Aim of the task :: Reproduce exactly the lines starting at the line that contains "Write a Python" and ending at the line that contains "cold_label_y = [48.9, 19.8, 12.6, -6.8, -12.3, -22.9]". Omit pictures.

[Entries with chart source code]
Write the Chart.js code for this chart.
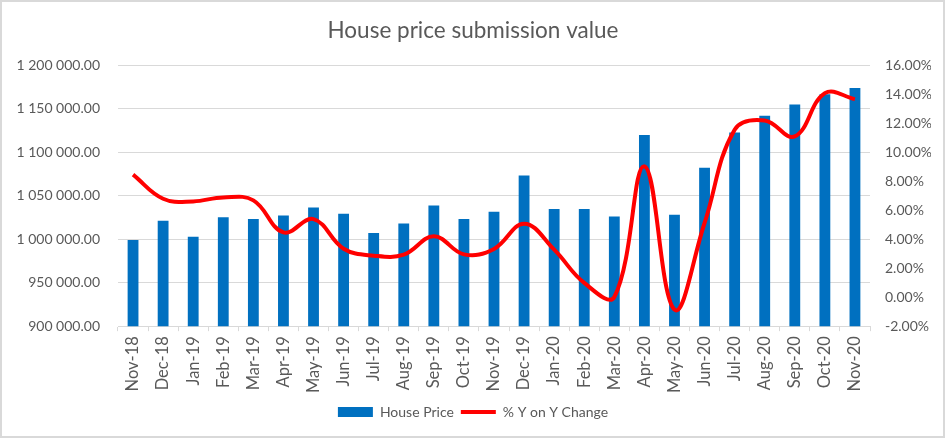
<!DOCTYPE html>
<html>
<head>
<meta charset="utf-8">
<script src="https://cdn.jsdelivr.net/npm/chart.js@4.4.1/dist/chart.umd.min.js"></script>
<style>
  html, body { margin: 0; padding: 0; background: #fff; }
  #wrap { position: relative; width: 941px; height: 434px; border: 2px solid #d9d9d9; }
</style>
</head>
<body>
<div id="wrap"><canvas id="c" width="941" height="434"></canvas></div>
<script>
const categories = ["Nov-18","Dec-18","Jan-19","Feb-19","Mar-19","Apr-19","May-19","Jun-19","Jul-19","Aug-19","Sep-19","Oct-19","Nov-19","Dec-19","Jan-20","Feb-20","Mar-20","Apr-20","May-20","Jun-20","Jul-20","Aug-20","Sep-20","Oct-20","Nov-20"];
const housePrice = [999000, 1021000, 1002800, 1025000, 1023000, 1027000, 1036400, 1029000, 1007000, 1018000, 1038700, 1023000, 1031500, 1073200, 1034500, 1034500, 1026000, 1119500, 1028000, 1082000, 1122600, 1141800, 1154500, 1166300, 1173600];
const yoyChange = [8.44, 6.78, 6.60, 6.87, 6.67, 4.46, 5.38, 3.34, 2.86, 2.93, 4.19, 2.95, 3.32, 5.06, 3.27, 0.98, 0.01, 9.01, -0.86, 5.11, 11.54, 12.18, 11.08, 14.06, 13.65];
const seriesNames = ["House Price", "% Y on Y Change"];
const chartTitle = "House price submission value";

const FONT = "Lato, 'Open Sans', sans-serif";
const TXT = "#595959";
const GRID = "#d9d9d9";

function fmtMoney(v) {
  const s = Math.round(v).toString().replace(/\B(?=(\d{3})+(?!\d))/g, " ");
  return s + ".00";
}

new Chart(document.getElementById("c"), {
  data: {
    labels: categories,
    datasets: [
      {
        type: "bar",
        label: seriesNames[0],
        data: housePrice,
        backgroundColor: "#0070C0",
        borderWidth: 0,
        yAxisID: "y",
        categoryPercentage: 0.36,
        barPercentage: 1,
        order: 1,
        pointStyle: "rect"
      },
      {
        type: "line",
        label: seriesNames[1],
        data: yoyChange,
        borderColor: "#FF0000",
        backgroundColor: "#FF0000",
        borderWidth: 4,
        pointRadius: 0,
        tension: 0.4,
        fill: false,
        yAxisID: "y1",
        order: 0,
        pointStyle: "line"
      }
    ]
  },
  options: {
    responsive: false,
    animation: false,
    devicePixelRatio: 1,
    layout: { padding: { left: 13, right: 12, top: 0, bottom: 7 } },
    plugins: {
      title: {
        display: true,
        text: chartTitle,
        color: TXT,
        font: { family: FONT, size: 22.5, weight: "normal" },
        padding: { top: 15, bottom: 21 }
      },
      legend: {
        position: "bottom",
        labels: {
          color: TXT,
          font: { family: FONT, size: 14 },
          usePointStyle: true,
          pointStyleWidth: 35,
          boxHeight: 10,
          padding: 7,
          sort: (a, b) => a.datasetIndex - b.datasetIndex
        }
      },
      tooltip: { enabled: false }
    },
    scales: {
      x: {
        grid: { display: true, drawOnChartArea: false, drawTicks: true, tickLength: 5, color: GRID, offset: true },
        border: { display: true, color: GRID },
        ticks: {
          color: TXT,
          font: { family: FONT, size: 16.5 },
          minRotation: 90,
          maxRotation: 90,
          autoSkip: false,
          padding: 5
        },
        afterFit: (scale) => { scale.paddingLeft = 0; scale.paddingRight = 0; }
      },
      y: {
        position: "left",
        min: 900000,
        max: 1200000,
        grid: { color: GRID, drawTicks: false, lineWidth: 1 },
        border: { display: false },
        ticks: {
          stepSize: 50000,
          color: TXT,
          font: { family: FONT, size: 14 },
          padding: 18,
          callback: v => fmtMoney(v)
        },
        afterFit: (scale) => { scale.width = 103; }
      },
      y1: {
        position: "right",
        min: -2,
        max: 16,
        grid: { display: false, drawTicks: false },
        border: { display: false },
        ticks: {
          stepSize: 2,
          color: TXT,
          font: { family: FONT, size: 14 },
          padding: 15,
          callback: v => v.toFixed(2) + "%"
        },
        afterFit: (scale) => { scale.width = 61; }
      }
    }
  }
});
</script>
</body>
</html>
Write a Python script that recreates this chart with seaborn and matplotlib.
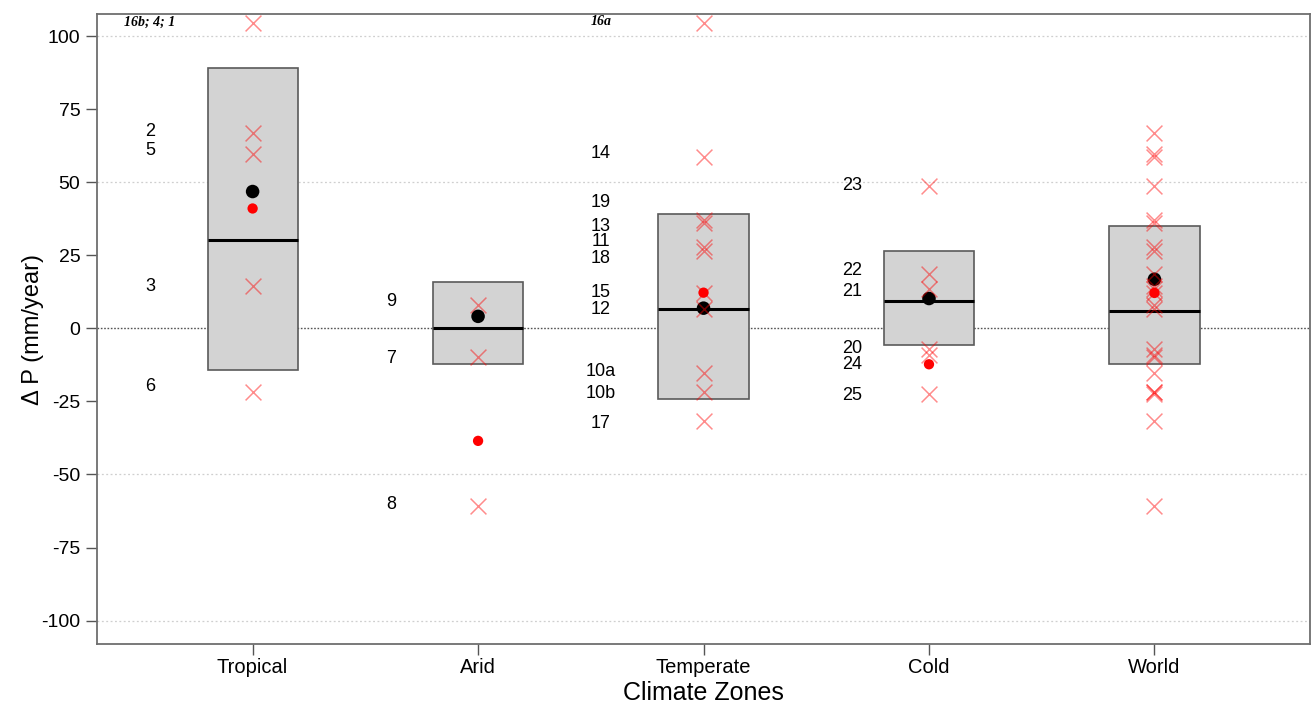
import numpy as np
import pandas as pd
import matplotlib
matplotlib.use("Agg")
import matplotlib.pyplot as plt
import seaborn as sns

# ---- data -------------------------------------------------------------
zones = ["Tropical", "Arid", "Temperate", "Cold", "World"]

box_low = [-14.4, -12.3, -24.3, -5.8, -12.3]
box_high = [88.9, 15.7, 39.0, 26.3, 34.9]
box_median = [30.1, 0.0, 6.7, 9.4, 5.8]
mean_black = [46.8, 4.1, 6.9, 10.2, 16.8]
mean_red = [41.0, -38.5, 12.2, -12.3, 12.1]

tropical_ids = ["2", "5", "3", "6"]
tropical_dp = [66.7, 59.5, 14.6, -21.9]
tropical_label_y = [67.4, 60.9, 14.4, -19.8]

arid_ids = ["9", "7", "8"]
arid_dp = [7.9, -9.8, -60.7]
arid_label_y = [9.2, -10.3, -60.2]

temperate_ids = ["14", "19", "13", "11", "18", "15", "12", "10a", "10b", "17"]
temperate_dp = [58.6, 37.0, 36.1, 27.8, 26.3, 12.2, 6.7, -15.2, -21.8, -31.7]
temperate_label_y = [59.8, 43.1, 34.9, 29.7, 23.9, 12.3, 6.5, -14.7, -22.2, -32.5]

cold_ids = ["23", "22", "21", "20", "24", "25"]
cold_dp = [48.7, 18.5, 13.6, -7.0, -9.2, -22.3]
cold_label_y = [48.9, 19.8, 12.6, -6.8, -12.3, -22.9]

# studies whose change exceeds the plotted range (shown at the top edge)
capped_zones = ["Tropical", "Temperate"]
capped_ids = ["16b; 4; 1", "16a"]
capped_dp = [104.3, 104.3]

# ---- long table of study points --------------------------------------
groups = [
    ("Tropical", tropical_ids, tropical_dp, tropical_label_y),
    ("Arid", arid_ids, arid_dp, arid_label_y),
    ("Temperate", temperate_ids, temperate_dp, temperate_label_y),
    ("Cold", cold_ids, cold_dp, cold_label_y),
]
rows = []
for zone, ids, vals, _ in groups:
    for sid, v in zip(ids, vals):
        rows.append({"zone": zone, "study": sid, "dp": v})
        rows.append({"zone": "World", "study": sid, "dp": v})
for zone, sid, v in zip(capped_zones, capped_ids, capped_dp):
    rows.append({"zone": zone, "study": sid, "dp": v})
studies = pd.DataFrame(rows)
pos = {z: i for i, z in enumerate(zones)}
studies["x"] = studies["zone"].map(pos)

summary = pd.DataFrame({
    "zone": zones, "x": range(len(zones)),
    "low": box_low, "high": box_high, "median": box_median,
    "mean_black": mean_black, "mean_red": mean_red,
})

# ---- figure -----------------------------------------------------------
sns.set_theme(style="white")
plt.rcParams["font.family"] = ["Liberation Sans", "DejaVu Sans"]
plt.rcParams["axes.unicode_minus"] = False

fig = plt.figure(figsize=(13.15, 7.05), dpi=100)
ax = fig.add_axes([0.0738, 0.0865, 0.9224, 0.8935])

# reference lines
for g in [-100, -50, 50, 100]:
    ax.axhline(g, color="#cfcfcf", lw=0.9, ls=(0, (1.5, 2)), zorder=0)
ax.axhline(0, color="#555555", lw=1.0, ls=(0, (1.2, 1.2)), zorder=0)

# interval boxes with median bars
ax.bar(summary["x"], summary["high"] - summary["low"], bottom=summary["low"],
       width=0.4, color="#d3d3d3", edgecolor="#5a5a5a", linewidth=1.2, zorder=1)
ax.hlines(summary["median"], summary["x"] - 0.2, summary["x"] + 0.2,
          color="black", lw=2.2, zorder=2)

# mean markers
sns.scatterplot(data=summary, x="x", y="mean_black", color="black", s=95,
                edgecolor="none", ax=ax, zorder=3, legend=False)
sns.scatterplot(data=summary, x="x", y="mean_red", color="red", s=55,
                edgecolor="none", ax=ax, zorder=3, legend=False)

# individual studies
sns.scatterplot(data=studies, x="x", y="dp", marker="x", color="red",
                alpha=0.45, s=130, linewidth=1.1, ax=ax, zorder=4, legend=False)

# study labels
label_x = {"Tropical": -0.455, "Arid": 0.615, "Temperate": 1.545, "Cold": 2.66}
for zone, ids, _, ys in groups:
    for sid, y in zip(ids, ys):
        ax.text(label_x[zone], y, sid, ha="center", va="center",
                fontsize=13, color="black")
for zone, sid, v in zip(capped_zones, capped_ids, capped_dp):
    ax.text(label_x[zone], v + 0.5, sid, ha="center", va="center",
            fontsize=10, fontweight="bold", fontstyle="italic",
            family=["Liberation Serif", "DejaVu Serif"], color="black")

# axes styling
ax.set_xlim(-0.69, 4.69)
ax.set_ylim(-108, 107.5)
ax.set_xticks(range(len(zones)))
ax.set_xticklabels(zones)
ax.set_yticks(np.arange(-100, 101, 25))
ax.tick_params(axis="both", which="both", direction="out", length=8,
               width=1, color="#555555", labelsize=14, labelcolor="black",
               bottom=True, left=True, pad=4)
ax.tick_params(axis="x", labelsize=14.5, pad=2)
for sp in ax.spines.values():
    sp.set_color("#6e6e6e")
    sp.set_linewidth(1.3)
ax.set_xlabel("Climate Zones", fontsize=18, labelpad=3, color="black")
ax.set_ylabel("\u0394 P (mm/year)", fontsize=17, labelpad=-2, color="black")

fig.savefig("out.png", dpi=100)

---

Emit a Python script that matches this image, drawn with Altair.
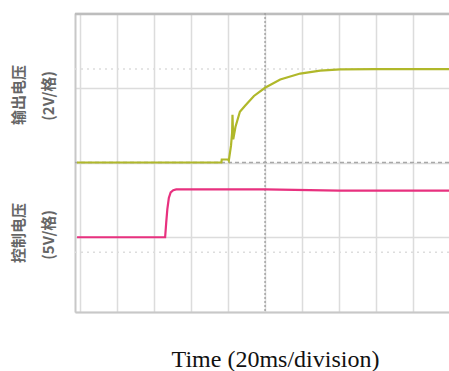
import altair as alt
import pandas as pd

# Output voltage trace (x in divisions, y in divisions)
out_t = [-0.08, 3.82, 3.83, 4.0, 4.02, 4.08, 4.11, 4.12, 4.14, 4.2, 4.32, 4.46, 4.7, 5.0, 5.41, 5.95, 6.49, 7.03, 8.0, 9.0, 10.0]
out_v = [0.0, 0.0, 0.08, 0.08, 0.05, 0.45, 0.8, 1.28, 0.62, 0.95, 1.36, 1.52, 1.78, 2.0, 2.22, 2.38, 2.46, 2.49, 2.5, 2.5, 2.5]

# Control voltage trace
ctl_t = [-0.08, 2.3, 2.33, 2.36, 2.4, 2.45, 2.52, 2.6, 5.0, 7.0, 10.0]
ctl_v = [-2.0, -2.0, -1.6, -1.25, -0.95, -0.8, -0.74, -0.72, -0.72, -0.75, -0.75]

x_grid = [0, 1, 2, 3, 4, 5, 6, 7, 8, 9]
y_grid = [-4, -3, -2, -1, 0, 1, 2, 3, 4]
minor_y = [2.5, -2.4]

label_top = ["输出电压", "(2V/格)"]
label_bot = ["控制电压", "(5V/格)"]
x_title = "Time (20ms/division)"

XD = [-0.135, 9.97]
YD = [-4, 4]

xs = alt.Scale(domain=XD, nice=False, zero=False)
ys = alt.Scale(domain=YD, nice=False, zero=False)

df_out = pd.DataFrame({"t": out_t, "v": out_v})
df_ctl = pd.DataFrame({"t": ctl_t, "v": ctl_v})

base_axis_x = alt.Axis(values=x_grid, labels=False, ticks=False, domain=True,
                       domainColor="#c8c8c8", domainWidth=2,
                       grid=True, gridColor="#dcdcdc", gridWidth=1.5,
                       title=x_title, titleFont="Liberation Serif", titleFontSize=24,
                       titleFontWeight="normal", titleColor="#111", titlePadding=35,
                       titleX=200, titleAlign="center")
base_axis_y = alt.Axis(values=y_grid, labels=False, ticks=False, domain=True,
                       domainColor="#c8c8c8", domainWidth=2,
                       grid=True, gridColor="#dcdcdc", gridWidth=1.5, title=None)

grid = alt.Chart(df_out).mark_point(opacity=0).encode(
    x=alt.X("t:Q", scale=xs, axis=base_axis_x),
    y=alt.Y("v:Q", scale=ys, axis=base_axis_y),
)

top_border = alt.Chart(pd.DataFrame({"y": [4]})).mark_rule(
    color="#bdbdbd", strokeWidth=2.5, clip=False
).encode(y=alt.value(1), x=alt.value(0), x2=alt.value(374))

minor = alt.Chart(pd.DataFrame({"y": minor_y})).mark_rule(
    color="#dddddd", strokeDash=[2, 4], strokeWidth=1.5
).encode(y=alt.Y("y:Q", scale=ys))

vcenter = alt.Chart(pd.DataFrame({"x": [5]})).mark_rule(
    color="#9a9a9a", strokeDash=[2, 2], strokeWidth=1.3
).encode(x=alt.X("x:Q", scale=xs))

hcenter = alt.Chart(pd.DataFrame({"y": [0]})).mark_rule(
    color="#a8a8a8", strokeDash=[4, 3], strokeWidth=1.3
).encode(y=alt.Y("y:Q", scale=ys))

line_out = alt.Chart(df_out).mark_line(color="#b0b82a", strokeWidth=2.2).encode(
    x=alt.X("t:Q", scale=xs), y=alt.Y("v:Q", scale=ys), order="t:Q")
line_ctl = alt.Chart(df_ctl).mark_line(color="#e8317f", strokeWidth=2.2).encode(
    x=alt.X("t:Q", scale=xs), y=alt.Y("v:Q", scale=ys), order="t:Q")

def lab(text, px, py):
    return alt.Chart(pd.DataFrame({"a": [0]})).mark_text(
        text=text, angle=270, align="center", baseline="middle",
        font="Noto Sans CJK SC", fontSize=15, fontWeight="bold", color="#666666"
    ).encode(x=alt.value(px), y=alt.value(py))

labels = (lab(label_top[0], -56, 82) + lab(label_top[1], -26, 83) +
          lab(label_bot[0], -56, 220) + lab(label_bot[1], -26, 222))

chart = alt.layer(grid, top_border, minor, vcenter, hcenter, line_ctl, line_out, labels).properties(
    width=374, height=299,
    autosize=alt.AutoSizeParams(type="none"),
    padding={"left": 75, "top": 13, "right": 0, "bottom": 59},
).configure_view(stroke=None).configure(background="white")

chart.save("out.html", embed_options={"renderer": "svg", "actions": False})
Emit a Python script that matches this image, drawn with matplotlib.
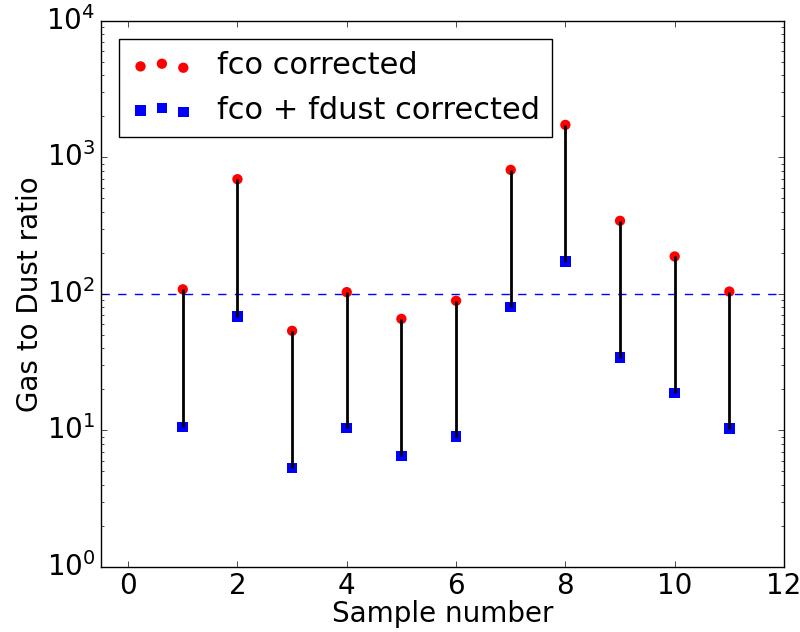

Exercise solution ::
Write a Python script that recreates this chart with seaborn and matplotlib.
import numpy as np
import pandas as pd
import matplotlib
matplotlib.use("Agg")
import matplotlib.pyplot as plt
import seaborn as sns

# ---- data -------------------------------------------------------------
zones = ["Tropical", "Arid", "Temperate", "Cold", "World"]

box_low = [-14.4, -12.3, -24.3, -5.8, -12.3]
box_high = [88.9, 15.7, 39.0, 26.3, 34.9]
box_median = [30.1, 0.0, 6.7, 9.4, 5.8]
mean_black = [46.8, 4.1, 6.9, 10.2, 16.8]
mean_red = [41.0, -38.5, 12.2, -12.3, 12.1]

tropical_ids = ["2", "5", "3", "6"]
tropical_dp = [66.7, 59.5, 14.6, -21.9]
tropical_label_y = [67.4, 60.9, 14.4, -19.8]

arid_ids = ["9", "7", "8"]
arid_dp = [7.9, -9.8, -60.7]
arid_label_y = [9.2, -10.3, -60.2]

temperate_ids = ["14", "19", "13", "11", "18", "15", "12", "10a", "10b", "17"]
temperate_dp = [58.6, 37.0, 36.1, 27.8, 26.3, 12.2, 6.7, -15.2, -21.8, -31.7]
temperate_label_y = [59.8, 43.1, 34.9, 29.7, 23.9, 12.3, 6.5, -14.7, -22.2, -32.5]

cold_ids = ["23", "22", "21", "20", "24", "25"]
cold_dp = [48.7, 18.5, 13.6, -7.0, -9.2, -22.3]
cold_label_y = [48.9, 19.8, 12.6, -6.8, -12.3, -22.9]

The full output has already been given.